Connect the Dots—April 2017
Obstet Gynecol 2017;129:608–14
The postoperative instructions we typically give patients after abdominal surgery are pretty standard: no driving, no lifting, no sex, and no exercise for a period of time, typically 6 weeks. Mueller and colleagues report the results of a randomized controlled trial involving women undergoing minimally invasive pelvic reconstructive surgery (see p. 608). The groups were given exercise instructions that were similar, with the instruction that the intervention group was told to resume lifting, running, high-impact aerobic exercise, and sit-ups as soon as they felt strong enough, whereas the control group was advised to avoid these activities until 12 weeks postoperatively. Both groups were advised to walk and climb stairs ad lib and to avoid anything in their vaginas for 6 weeks.
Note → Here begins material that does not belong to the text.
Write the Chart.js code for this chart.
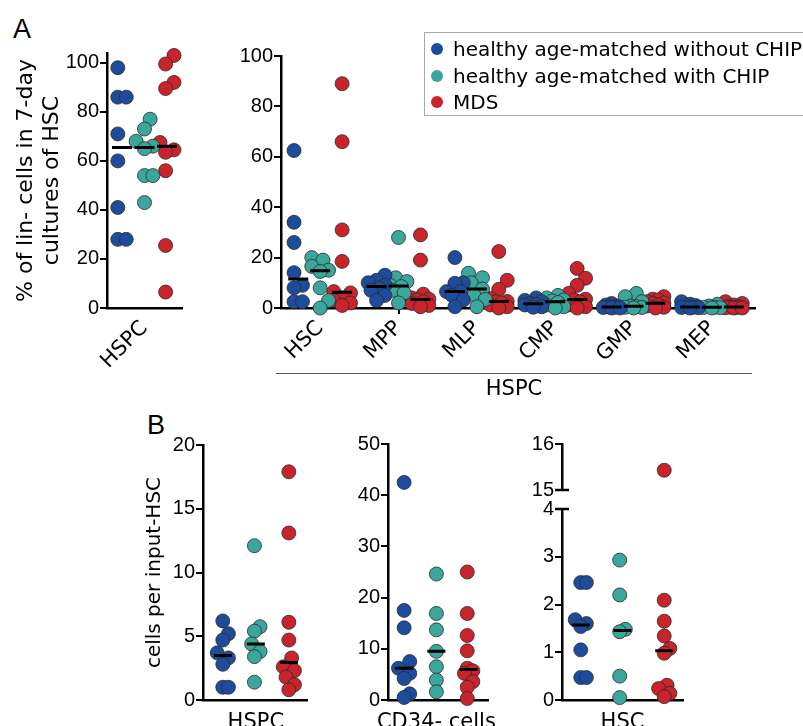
<!DOCTYPE html>
<html>
<head>
<meta charset="utf-8">
<script src="https://cdn.jsdelivr.net/npm/chart.js@4.4.1/dist/chart.umd.min.js"></script>
<style>
  body { margin: 0; width: 803px; height: 726px; overflow: hidden; position: relative; background: #fff; font-family: "DejaVu Sans", Verdana, sans-serif; color: #000; }
  canvas { position: absolute; }
  .letter { position: absolute; font-family: "Liberation Sans", Arial, sans-serif; font-size: 27px; line-height: 1; }
  .legend { position: absolute; left: 424px; top: 32px; width: 400px; height: 82px; border: 1px solid #a8a8a8; }
  .row { position: absolute; left: 0; height: 26px; line-height: 26px; font-size: 20px; white-space: nowrap; }
  .dot { position: absolute; left: 6px; top: 7px; width: 12px; height: 12px; border-radius: 50%; }
  .row span { position: absolute; left: 28px; top: 0; }
  .group { position: absolute; left: 276px; top: 373px; width: 476px; border-top: 1.5px solid #555; }
  .group div { text-align: center; font-size: 21px; line-height: 1; padding-top: 4px; }
</style>
</head>
<body>
<div class="letter" style="left:13px;top:16px">A</div>
<div class="letter" style="left:147px;top:412px">B</div>

<canvas id="aLeft" width="200" height="345" style="left:0;top:40px"></canvas>
<canvas id="aRight" width="600" height="345" style="left:200px;top:40px"></canvas>
<div class="group"><div>HSPC</div></div>

<div class="legend" id="legend"></div>

<canvas id="bHspc" width="200" height="301" style="left:140px;top:425px"></canvas>
<canvas id="bCd34" width="180" height="301" style="left:340px;top:425px"></canvas>
<canvas id="bHscLow" width="200" height="246" style="left:520px;top:480px"></canvas>
<canvas id="bHscHigh" width="200" height="80" style="left:520px;top:425px"></canvas>

<script>
// groups and colours
const groups = ['healthy age-matched without CHIP', 'healthy age-matched with CHIP', 'MDS'];
const colors = ['#1e4c9c', '#3aa69c', '#c9232b'];

// A, left: % of lin- cells, HSPC
const aHspcWithout = [98, 86, 86, 71, 60, 41, 28, 28];
const aHspcWith = [77, 73, 68, 66, 65, 54, 54, 43];
const aHspcMds = [103, 99.5, 92, 89.5, 67.5, 64.5, 63.5, 56, 25.5, 6.5];
const aLeftTicks = [0, 20, 40, 60, 80, 100];

// A, right: HSPC subsets
const subsets = ['HSC', 'MPP', 'MLP', 'CMP', 'GMP', 'MEP'];
const aSubWithout = [
  [62.5, 34, 26, 14, 9, 8, 2.5, 2.5],
  [13, 11, 10, 9, 8, 7, 5, 3],
  [20, 10, 9.8, 6.5, 6.5, 5, 3.2, 0.5],
  [4, 3, 2.5, 1.8, 1.5, 1.2, 0.5, 0.3],
  [1.8, 1.2, 0.8, 0.5, 0.3, 0.2, 0, 0],
  [2.5, 1.5, 1, 0.5, 0.3, 0.2, 0.1, 0]
];
const aSubWith = [
  [20, 19, 16.5, 15, 14.5, 8, 3, 0],
  [28, 12, 10.5, 9, 8.5, 7, 6, 2],
  [13.8, 12, 10, 7.5, 5, 3.4, 0.5],
  [5, 4, 3.2, 2.8, 2.2, 1.2, 0.5, 0],
  [5.8, 4.5, 2.5, 0.8, 0.5, 0.3, 0.2, 0],
  [1.5, 0.8, 0.3, 0.2, 0.1, 0]
];
const aSubMds = [
  [89, 66, 31, 18.5, 6.5, 6, 4, 3, 2, 1],
  [29, 19, 5.5, 4, 3.5, 3.2, 2.5, 1.8, 1, 0.5],
  [22.4, 11, 7.4, 3.8, 2.6, 2.5, 2, 1.2, 0.5, 0],
  [15.7, 11.8, 9, 5.8, 3.5, 3.2, 2.5, 1.2, 0.5, 0],
  [4.5, 3.5, 3.2, 2.5, 2, 1.8, 1.2, 0.8, 0.3, 0],
  [2.5, 1.8, 1.2, 0.8, 0.5, 0.3, 0.2, 0.1, 0, 0]
];
const aRightTicks = [0, 20, 40, 60, 80, 100];

// B: cells per input-HSC
const bHspcWithout = [6.2, 5.2, 4.7, 3.7, 3.3, 2.8, 1.0, 1.0];
const bHspcWith = [12.1, 5.75, 5.4, 4.4, 3.8, 3.4, 1.4];
const bHspcMds = [17.9, 13.1, 6.1, 4.7, 3.3, 2.6, 2.3, 1.8, 1.2, 0.8];
const bHspcTicks = [0, 5, 10, 15, 20];

const bCd34Without = [42.5, 17.5, 14.1, 7.5, 6.2, 5.2, 4.2, 1.2, 0.5];
const bCd34With = [24.6, 16.9, 13.7, 9.5, 6.5, 3.9, 1.6];
const bCd34Mds = [25, 16.9, 12.6, 9.6, 6.2, 5.7, 5.2, 3.6, 2.5, 0.3];
const bCd34Ticks = [0, 10, 20, 30, 40, 50];

const bHscWithout = [2.46, 2.46, 1.68, 1.6, 1.54, 1.05, 0.47, 0.47];
const bHscWith = [2.93, 2.2, 1.48, 1.43, 0.5, 0.05];
const bHscMds = [15.43, 2.09, 1.65, 1.34, 1.08, 0.98, 0.31, 0.24, 0.14, 0.07];
const bHscLowTicks = [0, 1, 2, 3, 4];
const bHscHighTicks = [15, 16];

const R = 7;
const tickFont = { family: 'Liberation Sans', size: 20 };
const labelFont = { family: 'DejaVu Sans', size: 21 };

// legend
const legend = document.getElementById('legend');
groups.forEach((g, i) => {
  const row = document.createElement('div');
  row.className = 'row';
  row.style.top = (3 + i * 26.5) + 'px';
  row.innerHTML = '<i class="dot" style="background:' + colors[i] + '"></i><span>' + g + '</span>';
  legend.appendChild(row);
});

function median(a) {
  const s = [...a].sort((p, q) => p - q);
  const n = s.length;
  return n % 2 ? s[(n - 1) / 2] : (s[n / 2 - 1] + s[n / 2]) / 2;
}

// simple beeswarm: pixel offsets so that dots do not pile on each other
function swarm(vals, ys, maxOff) {
  const order = vals.map((v, i) => i).sort((a, b) => vals[a] - vals[b]);
  const placed = [];
  const offs = new Array(vals.length).fill(0);
  const minD = R * 1.6;
  order.forEach(i => {
    const py = ys.getPixelForValue(vals[i]);
    let best = 0, bestD = -1, done = false;
    for (let k = 0; k <= 16 && !done; k++) {
      for (const s of (k ? [1, -1] : [1])) {
        const o = s * k * R * 0.4;
        if (Math.abs(o) > maxOff) continue;
        let d = Infinity;
        placed.forEach(p => { d = Math.min(d, Math.hypot(p.x - o, p.y - py)); });
        if (d >= minD) { best = o; done = true; break; }
        if (d > bestD) { bestD = d; best = o; }
      }
    }
    offs[i] = best;
    placed.push({ x: best, y: py });
  });
  // centre the swarm on the group position
  const mid = (Math.max(...offs) + Math.min(...offs)) / 2;
  return offs.map(o => o - mid);
}

// short marks that cross the axis where it is broken
const breakMarks = {
  id: 'breakMarks',
  afterDraw(chart, args, opts) {
    if (opts.at === undefined) return;
    const ctx = chart.ctx, x = chart.chartArea.left;
    const y = chart.scales.y.getPixelForValue(opts.at);
    ctx.save();
    ctx.strokeStyle = '#000';
    ctx.lineWidth = 2.5;
    ctx.beginPath();
    ctx.moveTo(x - 7, y);
    ctx.lineTo(x + 7, y);
    ctx.stroke();
    ctx.restore();
  }
};

function makeChart(id, c) {
  const sets = [0, 1, 2].map(g => ({
    label: groups[g], data: [], pointRadius: R, pointHoverRadius: R,
    pointBackgroundColor: colors[g], pointBorderColor: '#2b2b2b', pointBorderWidth: 0.8,
    order: 1, clip: false
  }));
  sets.push({ label: 'median', data: [], showLine: true, pointRadius: 0, borderColor: '#000',
    borderWidth: 3, order: 0, clip: false, spanGaps: false });
  return new Chart(document.getElementById(id), {
    type: 'scatter',
    data: { datasets: sets },
    plugins: [breakMarks],
    options: {
      responsive: false, animation: false, events: [],
      layout: { padding: { top: c.pT, right: c.pR, bottom: c.pB || 0, left: 0 } },
      plugins: { legend: { display: false }, tooltip: { enabled: false }, breakMarks: { at: c.brk } },
      scales: {
        x: {
          type: 'linear', display: c.xLabels !== null, min: c.xMin, max: c.xMax,
          afterBuildTicks: s => { s.ticks = (c.xLabels || []).map((t, i) => ({ value: i })); },
          afterFit: s => { s.height = c.xH; },
          border: { display: true, color: '#000', width: 2.5 },
          grid: { drawOnChartArea: false, color: '#000', lineWidth: 2, tickLength: c.xTick,
                  tickColor: c.xTickMarks ? '#000' : 'rgba(0,0,0,0)' },
          ticks: { autoSkip: false, minRotation: c.rot, maxRotation: c.rot, padding: c.xPad,
                   font: labelFont, color: '#000', callback: (v, i) => c.xLabels[i] }
        },
        y: {
          min: c.yMin, max: c.yMax,
          afterBuildTicks: s => { s.ticks = c.yTicks.map(v => ({ value: v })); },
          afterFit: s => { s.width = c.yW; },
          border: { display: true, color: '#000', width: 2.5 },
          grid: { drawOnChartArea: false, color: '#000', lineWidth: 2, tickLength: 7 },
          ticks: { padding: 1, font: tickFont, color: '#000' },
          title: c.title ? { display: true, text: c.title, color: '#000',
            font: { family: 'DejaVu Sans', size: c.titleSize, lineHeight: c.titleLH },
            padding: { top: c.titlePad, bottom: 0 } } : { display: false }
        }
      }
    }
  });
}

function fill(chart, series, gap, half, maxOff, keep) {
  const xs = chart.scales.x, ys = chart.scales.y;
  const unit = Math.abs(xs.getPixelForValue(1) - xs.getPixelForValue(0));
  const med = [];
  series.forEach((perCat, g) => {
    const pts = [];
    perCat.forEach((vals, ci) => {
      const cx = ci + (g - 1) * gap;
      const shown = vals.filter(keep);
      const offs = shown.length ? swarm(shown, ys, maxOff) : [];
      shown.forEach((v, i) => pts.push({ x: cx + offs[i] / unit, y: v }));
      if (half) {
        const m = median(vals);
        med.push({ x: cx - half / unit, y: m }, { x: cx + half / unit, y: m }, { x: cx, y: null });
      }
    });
    chart.data.datasets[g].data = pts;
  });
  chart.data.datasets[3].data = med;
  chart.update('none');
}
const all = () => true;

// Panel A left
const cAL = makeChart('aLeft', {
  pT: 12, pR: 18, xH: 77, yW: 107, xMin: -1, xMax: 1, yMin: 0, yMax: 104,
  yTicks: aLeftTicks, xLabels: ['HSPC'], rot: 45, xTick: 6, xPad: 2, xTickMarks: false,
  title: ['% of lin- cells in 7-day', 'cultures of HSC'], titleSize: 22, titleLH: 1.18, titlePad: 13
});
fill(cAL, [[aHspcWithout], [aHspcWith], [aHspcMds]], 0.6, 10, 9, all);

// Panel A right
const cAR = makeChart('aRight', {
  pT: 16, pR: 45, xH: 77, yW: 81, xMin: -0.5, xMax: 5.55, yMin: 0, yMax: 100,
  yTicks: aRightTicks, xLabels: subsets, rot: 45, xTick: 6, xPad: 2, xTickMarks: true
});
fill(cAR, [aSubWithout, aSubWith, aSubMds], 0.28, 10, 9, all);

// Panel B
const cB1 = makeChart('bHspc', {
  pT: 20, pR: 33, xH: 26, yW: 63, xMin: -1.6, xMax: 1.55, yMin: 0, yMax: 20,
  yTicks: bHspcTicks, xLabels: ['HSPC'], rot: 0, xTick: 4, xPad: 6, xTickMarks: false,
  title: 'cells per input-HSC', titleSize: 20, titleLH: 1.2, titlePad: 3
});
fill(cB1, [[bHspcWithout], [bHspcWith], [bHspcMds]], 1, 9, 8, all);

const cB2 = makeChart('bCd34', {
  pT: 19, pR: 32, xH: 26, yW: 48, xMin: -1.5, xMax: 1.6, yMin: 0, yMax: 50,
  yTicks: bCd34Ticks, xLabels: ['CD34- cells'], rot: 0, xTick: 4, xPad: 6, xTickMarks: false
});
fill(cB2, [[bCd34Without], [bCd34With], [bCd34Mds]], 1, 9, 8, all);

const cB3 = makeChart('bHscLow', {
  pT: 29, pR: 37, xH: 26, yW: 42, xMin: -1.45, xMax: 1.45, yMin: 0, yMax: 4,
  yTicks: bHscLowTicks, xLabels: ['HSC'], rot: 0, xTick: 4, xPad: 6, xTickMarks: false, brk: 4
});
fill(cB3, [[bHscWithout], [bHscWith], [bHscMds]], 1, 9, 8, v => v <= 4);

const cB3h = makeChart('bHscHigh', {
  pT: 19, pR: 37, pB: 15, xH: 0, yW: 42, xMin: -1.45, xMax: 1.45, yMin: 15, yMax: 16,
  yTicks: bHscHighTicks, xLabels: null, rot: 0, xTick: 0, xPad: 0, xTickMarks: false, brk: 15
});
fill(cB3h, [[bHscWithout], [bHscWith], [bHscMds]], 1, 0, 8, v => v > 4);
</script>
</body>
</html>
At the 12-week visit, validated questionnaires showed similar rates of exercise in both groups. The liberal exercise group had greater degrees of satisfaction with the advice provided, and at least one measure of the short-term surgical outcome was improved without any worsening of the surgical outcomes by any measure.
These authors asked a simple, important question and implemented a straightforward study to answer it. Although we certainly do not want to jeopardize surgical outcomes, liberalizing the recommendations for activity after minimally invasive surgery for prolapse seems to be a reasonable recommendation at this point. Because it would seem that women in the control group did not follow the advice, as they had the same level of exercise as the study group, it makes sense to provide evidence-based, realistic postoperative advice that is achievable by our patients.